---------- Dataset records ----------

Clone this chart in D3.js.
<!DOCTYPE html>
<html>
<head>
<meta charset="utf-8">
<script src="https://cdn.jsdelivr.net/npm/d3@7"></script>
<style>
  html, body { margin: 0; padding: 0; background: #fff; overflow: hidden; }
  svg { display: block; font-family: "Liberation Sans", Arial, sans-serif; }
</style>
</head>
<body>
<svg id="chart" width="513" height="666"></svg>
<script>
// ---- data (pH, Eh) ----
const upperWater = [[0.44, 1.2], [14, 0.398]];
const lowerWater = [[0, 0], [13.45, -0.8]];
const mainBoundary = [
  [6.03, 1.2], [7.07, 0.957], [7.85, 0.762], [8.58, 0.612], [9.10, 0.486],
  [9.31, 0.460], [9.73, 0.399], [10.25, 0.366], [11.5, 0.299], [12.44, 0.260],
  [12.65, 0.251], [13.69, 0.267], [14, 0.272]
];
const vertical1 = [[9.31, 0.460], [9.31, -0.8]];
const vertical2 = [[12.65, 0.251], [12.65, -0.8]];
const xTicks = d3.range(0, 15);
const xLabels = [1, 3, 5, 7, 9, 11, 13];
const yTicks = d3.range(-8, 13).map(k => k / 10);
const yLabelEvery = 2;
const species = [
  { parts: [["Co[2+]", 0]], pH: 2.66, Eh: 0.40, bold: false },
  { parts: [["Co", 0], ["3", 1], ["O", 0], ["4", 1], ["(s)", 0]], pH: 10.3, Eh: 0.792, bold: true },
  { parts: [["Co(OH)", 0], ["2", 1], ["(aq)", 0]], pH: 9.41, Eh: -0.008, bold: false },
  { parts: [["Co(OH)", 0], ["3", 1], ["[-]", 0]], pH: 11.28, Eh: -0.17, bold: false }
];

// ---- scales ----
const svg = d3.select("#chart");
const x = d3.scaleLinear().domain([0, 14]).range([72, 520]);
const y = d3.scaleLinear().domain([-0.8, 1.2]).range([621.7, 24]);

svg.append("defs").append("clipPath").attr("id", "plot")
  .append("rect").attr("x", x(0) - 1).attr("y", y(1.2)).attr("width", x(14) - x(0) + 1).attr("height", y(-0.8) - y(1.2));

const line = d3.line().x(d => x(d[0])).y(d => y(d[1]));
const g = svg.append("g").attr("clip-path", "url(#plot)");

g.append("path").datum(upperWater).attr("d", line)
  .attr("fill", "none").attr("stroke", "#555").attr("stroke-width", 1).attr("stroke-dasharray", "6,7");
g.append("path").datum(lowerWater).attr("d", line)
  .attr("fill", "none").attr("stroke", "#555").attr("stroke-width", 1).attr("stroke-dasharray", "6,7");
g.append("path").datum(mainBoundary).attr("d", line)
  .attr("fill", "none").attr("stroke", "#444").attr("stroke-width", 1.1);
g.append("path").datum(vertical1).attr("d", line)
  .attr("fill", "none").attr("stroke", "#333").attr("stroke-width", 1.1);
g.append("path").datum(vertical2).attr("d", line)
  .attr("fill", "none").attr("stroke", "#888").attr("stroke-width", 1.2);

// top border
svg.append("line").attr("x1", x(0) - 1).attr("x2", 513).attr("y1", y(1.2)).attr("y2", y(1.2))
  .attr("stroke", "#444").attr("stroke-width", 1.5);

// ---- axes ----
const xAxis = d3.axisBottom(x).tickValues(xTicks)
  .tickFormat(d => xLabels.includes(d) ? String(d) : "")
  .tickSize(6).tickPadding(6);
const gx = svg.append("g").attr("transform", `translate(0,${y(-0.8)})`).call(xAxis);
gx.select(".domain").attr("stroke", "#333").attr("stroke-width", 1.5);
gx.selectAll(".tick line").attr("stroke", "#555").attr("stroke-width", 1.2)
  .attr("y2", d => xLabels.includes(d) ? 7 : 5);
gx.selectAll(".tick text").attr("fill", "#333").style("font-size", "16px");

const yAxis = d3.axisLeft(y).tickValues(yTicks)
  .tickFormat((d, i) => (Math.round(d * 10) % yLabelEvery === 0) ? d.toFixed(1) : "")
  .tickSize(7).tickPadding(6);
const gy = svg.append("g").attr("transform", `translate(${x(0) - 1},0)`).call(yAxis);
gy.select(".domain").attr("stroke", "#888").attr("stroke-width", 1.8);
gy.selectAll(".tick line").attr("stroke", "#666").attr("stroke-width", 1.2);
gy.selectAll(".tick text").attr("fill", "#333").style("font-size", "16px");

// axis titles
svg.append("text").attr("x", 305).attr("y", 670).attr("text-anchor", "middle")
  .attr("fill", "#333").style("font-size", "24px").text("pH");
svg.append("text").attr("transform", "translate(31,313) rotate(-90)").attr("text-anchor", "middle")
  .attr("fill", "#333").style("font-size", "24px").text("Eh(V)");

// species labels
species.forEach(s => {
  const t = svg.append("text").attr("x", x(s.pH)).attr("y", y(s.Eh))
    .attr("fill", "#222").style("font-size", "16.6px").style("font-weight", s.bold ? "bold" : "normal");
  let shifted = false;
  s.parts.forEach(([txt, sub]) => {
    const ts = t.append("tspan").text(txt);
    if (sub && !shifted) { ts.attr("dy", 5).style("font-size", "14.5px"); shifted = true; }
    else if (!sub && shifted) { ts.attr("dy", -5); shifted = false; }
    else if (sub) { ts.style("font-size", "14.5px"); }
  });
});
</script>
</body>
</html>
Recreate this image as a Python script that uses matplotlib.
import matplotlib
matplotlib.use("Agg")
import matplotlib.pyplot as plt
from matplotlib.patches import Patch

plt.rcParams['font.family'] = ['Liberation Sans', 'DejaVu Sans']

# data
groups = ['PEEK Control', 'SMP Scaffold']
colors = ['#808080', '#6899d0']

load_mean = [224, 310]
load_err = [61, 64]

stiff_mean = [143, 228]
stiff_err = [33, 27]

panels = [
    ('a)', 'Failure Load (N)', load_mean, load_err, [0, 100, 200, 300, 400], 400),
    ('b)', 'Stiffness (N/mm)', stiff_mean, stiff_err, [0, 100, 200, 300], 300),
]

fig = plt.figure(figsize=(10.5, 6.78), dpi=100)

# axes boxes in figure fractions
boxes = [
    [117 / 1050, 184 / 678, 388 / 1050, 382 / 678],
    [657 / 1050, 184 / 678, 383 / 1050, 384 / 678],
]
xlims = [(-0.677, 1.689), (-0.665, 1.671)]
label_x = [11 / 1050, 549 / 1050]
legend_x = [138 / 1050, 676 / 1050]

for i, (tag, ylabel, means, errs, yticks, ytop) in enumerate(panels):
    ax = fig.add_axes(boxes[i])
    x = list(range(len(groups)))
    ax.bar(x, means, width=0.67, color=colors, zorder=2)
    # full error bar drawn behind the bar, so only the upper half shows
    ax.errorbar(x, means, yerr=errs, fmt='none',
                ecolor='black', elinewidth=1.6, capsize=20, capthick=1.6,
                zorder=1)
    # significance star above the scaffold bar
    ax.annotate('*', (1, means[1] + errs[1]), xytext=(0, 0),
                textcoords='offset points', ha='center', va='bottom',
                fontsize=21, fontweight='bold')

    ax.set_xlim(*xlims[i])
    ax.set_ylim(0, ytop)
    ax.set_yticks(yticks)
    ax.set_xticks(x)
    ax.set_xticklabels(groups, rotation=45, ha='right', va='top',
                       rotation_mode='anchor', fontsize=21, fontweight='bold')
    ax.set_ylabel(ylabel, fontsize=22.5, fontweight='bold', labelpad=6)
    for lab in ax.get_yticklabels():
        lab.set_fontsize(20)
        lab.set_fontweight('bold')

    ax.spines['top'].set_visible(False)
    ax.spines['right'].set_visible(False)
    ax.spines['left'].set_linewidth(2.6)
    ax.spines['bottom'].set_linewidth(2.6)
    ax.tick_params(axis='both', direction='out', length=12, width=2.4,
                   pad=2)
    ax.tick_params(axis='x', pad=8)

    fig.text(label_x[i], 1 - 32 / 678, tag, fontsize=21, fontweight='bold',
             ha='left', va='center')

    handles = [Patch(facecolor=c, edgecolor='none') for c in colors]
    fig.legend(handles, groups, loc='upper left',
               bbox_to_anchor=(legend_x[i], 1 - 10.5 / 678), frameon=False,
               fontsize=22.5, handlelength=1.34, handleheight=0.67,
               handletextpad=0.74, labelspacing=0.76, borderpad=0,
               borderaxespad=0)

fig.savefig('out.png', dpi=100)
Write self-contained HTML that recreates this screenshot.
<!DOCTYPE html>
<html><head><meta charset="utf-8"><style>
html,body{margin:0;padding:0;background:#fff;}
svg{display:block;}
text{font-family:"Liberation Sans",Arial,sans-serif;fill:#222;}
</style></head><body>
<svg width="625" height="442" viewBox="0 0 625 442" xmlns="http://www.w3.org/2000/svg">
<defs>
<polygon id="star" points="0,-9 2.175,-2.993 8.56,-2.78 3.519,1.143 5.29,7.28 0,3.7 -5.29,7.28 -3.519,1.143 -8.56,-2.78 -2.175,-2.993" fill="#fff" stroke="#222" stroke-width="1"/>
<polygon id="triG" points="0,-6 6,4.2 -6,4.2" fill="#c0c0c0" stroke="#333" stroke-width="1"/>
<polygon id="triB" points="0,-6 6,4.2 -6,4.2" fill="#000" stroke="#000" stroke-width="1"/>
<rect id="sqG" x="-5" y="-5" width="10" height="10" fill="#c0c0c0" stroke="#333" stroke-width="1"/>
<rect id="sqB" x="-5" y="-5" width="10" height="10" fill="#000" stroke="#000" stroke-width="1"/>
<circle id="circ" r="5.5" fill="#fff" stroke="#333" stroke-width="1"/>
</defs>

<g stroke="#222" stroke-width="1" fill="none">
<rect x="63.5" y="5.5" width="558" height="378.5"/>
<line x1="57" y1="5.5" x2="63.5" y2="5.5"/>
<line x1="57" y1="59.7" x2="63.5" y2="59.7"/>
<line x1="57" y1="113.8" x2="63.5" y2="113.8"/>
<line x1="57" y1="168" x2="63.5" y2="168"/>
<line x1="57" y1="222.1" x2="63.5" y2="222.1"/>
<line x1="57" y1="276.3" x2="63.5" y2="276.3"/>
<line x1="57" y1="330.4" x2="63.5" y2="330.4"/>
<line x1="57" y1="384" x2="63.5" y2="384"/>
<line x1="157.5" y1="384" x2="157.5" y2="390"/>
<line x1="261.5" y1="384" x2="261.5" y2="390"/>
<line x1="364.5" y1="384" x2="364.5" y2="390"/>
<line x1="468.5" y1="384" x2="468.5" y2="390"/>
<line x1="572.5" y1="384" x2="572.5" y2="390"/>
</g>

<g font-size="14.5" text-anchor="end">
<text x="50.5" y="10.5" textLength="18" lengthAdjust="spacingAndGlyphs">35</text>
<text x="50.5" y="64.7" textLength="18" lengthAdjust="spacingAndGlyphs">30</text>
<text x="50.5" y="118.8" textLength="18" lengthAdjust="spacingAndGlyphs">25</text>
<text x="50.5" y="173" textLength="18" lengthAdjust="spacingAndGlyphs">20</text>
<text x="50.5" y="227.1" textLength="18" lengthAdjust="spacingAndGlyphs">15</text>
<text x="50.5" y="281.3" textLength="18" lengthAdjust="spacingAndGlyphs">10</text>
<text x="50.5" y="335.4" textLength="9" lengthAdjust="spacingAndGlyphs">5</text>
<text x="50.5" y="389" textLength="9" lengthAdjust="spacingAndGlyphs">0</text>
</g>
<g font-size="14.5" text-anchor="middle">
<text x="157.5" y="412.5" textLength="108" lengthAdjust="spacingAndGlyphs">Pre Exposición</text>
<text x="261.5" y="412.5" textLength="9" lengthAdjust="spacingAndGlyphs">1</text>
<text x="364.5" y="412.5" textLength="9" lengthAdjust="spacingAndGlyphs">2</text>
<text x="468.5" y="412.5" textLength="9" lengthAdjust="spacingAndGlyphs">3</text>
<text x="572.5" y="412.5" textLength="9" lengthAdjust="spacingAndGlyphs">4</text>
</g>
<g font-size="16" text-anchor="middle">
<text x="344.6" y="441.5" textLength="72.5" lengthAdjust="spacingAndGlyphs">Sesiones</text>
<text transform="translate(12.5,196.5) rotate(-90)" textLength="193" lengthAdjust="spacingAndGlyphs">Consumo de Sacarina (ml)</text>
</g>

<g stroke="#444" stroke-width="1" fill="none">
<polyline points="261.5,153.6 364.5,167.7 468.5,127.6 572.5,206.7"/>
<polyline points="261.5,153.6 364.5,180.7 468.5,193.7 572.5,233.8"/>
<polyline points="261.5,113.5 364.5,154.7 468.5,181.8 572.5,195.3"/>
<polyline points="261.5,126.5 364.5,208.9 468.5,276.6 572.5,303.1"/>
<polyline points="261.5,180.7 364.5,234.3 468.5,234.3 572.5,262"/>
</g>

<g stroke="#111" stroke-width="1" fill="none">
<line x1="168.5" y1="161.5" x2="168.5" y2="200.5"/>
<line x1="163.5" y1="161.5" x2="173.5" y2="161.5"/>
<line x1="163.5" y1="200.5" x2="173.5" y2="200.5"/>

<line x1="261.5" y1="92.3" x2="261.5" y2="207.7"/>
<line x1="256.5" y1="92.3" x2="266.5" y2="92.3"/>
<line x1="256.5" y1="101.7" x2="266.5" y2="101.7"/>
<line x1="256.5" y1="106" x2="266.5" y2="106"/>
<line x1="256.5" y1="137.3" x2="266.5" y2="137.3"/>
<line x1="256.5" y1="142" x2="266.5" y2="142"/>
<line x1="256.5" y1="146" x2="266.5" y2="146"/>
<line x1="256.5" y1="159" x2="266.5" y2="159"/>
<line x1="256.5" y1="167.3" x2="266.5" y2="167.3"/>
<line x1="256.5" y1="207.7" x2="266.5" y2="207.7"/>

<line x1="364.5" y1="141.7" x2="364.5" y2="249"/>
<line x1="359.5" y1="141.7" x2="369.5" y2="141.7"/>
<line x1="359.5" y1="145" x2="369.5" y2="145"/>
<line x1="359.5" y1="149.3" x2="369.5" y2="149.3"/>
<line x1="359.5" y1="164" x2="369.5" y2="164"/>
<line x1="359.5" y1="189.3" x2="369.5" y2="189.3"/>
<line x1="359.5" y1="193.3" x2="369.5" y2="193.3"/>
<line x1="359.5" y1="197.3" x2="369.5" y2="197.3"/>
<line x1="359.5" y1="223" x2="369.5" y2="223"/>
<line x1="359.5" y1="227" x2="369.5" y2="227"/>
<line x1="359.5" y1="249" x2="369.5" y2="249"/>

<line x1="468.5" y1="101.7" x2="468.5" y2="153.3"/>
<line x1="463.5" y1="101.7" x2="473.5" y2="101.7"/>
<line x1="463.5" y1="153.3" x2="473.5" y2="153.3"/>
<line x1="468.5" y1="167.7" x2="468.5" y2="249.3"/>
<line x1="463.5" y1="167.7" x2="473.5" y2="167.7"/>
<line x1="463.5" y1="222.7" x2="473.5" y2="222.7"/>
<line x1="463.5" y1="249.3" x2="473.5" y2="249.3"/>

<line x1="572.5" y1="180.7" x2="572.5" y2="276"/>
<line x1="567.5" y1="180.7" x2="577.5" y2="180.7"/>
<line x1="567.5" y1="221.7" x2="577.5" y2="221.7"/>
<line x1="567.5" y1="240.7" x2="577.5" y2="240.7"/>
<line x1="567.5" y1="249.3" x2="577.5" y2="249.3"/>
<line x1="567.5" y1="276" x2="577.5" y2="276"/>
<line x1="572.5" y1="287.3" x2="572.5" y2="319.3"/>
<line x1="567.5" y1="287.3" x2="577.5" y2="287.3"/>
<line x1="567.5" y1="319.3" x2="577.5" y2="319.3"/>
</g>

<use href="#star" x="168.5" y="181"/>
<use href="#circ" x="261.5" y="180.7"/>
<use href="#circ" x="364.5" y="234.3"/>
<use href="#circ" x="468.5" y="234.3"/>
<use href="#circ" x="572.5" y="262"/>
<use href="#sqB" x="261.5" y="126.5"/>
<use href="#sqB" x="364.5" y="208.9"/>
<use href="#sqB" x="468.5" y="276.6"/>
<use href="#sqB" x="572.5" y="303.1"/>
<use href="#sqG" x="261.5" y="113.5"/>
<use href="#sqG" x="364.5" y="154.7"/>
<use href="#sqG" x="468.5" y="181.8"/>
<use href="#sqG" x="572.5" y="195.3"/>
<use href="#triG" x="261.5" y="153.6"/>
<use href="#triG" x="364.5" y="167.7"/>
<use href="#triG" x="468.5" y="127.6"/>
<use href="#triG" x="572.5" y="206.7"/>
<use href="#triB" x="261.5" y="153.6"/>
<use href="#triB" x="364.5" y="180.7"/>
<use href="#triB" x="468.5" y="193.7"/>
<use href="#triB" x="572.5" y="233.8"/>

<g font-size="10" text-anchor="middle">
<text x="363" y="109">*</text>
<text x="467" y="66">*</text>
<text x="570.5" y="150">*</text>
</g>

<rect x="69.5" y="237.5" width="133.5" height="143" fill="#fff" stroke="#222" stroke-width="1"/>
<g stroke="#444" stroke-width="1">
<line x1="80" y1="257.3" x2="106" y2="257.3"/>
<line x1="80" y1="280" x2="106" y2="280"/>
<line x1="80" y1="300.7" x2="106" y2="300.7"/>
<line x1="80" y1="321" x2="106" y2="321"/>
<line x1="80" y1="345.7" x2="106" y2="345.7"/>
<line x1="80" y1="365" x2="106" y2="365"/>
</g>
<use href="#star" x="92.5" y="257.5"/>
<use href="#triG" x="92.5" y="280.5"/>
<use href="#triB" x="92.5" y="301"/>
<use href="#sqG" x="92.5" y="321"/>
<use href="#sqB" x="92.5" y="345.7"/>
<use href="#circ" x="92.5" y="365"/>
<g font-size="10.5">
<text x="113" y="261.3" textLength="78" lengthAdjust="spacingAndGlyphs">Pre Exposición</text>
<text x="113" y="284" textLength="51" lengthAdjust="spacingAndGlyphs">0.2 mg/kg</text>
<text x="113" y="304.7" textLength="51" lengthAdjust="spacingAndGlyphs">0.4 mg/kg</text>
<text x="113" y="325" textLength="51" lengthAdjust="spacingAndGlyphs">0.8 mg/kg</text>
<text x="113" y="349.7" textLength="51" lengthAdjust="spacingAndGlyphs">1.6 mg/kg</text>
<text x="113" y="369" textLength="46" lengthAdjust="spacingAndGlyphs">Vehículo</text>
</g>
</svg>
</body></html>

----------

→ Stated exercise: Quote word for word the lines from the line holding "Recreate this image" through the line holding "stiff_err = [33, 27]"; include both of those lines and add nothing.

→ Reply:
Recreate this image as a Python script that uses matplotlib.
import matplotlib
matplotlib.use("Agg")
import matplotlib.pyplot as plt
from matplotlib.patches import Patch

plt.rcParams['font.family'] = ['Liberation Sans', 'DejaVu Sans']

# data
groups = ['PEEK Control', 'SMP Scaffold']
colors = ['#808080', '#6899d0']

load_mean = [224, 310]
load_err = [61, 64]

stiff_mean = [143, 228]
stiff_err = [33, 27]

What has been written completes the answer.